The river Tummel, issuing from the foot of Loch Rannoch, runs 19 7/8 miles eastward and 9 1/8 south-south-eastward, till, near Ballinluig Junction, it forms a confluence with the Tay, of whose main stream it is really a head-stream. It bounds or traverses the parishes of Fortingall, Blair Athole, Dull, Moulin, and Logierait. At a point 4 5/8 miles below the lake, it receives the very large tribute of the Garry, below and above whose confluence the Tummel, as to both its current and its banks, possesses widely different characters. Below, it is a stately stream, grave and majestic in motion, gemmed along its bosom with many pretty islets, and wending among numerous cornfields and enclosed pastures, screened with mountainous heights less wild in character, and much softer in dress, than by far the greater part of those in the Highlands. But above where it receives the Garry it is almost constantly impetuous, tumbles along in rapids, cataracts, and cascades, tears up and rolls before it considerable masses of rock, and runs through a close and wooded mountain glen, so narrow that, with very little exception, the alpine acclivities rise immediately from the water, leaving no flat land or space of any kind on its margin. The narrowness and prolongation of this upper glen, the sudden rise and the loftiness of its boundaries, the great variety and the wonderful intricacy of their outline and surface, the profusion of forest and the intersection and clouding of it with rocks and ravines these, and the exquisite forms and arrangements of the forested and scattered birches which here form the only wood, render this upper glen of the Tummel decidedly richer in the beauties of a grand and romantic style of landscape than any other space of equal extent in Scotland. Near the junction of the Garry stands Faskally House, amid a scene which is magnificently pretty.- strongly pleasing but soon exhausted. A considerable space below this, and towards Pitlochry, makes a remote approach to the character of the upper glen, and exhibits continuous alternations of picture and romance.

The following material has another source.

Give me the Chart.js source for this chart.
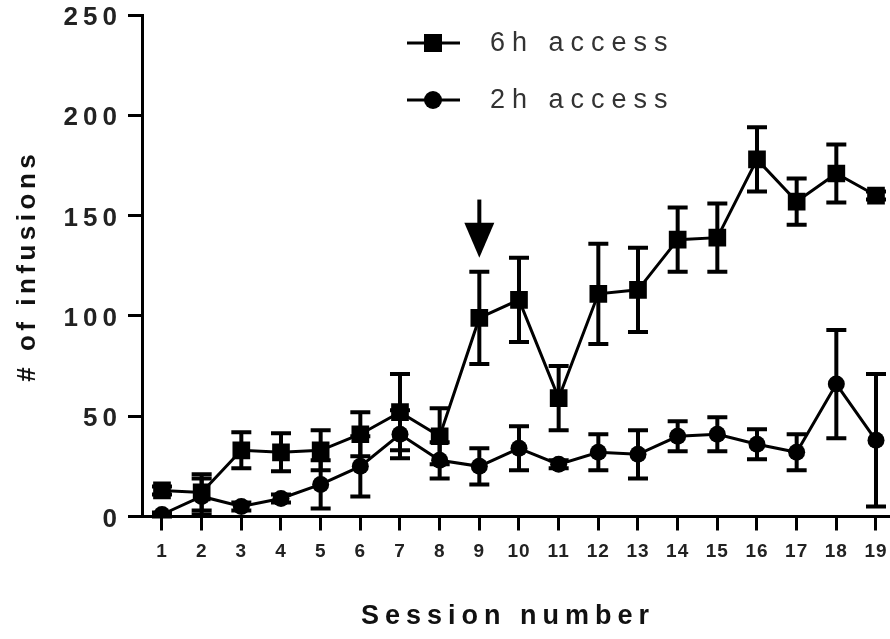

But the grand attraction of the Tummel is its celebrated fall, near the foot of the upper glen. Though by no means so high as the Falls of Foyers and of Bruar, it is almost as grand, on account of the greater volume of its water; but its beauties are not likely to be entranced by the salmon ladder proposed in the summer of 1884. In the face of a tremendous rock NW of the fall is a cave, to which there is only one and a very difficult passage. A party of the Macgregors are said to have been surprised in this cave during the period of their proscription, and some of them slain on the spot, while a remnant climbed a tree which grew on the face of the rock, and were precipitated to the bottom by their pursuers cutting away the tree from its root.—Ord. Sur., sh. 55, 1869.

An accompanying 19th C. Ordnance Survey map is available, or use the map tab to the right of this page.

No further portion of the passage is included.